Abstract

Internal tides, generated by the interaction of tidal currents with underwater topography, are critical to ocean dynamics, significantly influencing ocean mixing, nutrient transport, and the thermal structure of marine environments. These processes are vital for sustaining marine ecosystems, particularly in regions such as the Arabian Sea, where complex topographical features and climatic conditions contribute to intense internal tide activity. This thesis aims to reveal the characteristics of internal tides in the Arabian Sea, examine their seasonal variability, and explore their potential role in mitigating coral bleaching under changing climatic conditions. Additional insights into the internal tides of the Red Sea and Arabian Gulf are also provided to broaden the understanding of their regional impact. To achieve this, this thesis utilized a combination of satellite altimeter data and high-resolution general ocean circulation models. Satellite data from eight different altimeters were employed to extract internal tides from sea surface height signals, enabling the identification of key source regions and an analysis of their propagation patterns and energy distribution. Additionally, two models were implemented to simulate the internal tide dynamics in the Arabian Sea under tidal forcing alone, as well as under a comprehensive set of environmental forces.

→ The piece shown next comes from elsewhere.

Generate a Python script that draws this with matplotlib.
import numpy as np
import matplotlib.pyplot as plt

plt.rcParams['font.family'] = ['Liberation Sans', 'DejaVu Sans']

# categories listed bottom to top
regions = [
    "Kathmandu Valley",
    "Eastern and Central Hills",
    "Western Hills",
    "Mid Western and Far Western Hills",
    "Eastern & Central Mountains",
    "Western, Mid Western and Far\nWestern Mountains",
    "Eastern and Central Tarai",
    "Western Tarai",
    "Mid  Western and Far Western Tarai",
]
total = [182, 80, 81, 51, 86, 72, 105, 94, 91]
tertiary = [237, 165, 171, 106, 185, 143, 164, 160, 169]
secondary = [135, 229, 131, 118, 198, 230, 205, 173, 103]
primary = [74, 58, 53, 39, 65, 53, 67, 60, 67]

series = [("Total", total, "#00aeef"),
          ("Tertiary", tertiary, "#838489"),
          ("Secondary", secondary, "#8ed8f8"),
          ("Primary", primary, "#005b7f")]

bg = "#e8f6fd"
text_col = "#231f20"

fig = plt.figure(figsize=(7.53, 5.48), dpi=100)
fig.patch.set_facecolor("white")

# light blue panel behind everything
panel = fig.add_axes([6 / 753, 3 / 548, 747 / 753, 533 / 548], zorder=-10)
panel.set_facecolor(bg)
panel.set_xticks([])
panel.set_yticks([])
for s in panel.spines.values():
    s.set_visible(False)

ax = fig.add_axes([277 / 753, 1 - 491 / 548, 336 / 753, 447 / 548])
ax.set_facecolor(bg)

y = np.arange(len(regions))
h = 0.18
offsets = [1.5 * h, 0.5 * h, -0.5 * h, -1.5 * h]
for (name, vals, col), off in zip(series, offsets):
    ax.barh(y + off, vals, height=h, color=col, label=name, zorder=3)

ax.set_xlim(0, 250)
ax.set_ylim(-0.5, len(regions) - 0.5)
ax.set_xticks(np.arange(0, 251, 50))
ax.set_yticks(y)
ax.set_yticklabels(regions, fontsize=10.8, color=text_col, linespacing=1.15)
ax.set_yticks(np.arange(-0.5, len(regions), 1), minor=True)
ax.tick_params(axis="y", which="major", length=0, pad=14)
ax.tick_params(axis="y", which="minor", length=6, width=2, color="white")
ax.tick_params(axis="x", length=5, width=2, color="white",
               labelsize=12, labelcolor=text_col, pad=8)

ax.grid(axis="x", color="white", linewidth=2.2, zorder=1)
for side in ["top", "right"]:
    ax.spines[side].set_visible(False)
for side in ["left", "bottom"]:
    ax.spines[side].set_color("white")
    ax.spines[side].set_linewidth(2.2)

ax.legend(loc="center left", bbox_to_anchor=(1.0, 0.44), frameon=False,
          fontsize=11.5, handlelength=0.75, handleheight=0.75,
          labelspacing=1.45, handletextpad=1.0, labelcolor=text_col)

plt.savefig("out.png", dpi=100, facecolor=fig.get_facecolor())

The thesis identified four primary source regions for internal tides in the Arabian Sea: the Socotra Island, the Carlsberg Ridge, the northeastern Arabian Sea, and the Maldives. It revealed that internal tides are most active during the winter months when enhanced stratification leads to stronger and more widespread tidal activity compared to the summer. A 17-year analysis from simulations uncovered a roughly six-year cycle in internal tide energy, with significant reductions observed during strong ENSO events, suggesting a link between large-scale climatic phenomena and internal tide variability. Furthermore, the research established a connection between internal tide dynamics and coral bleaching, particularly in the Maldives, where stronger internal tides correlated with reduced bleaching severity. This finding suggests that internal tides may provide thermal refugia by transporting cooler waters to the surface, thereby alleviating thermal stress on coral reefs.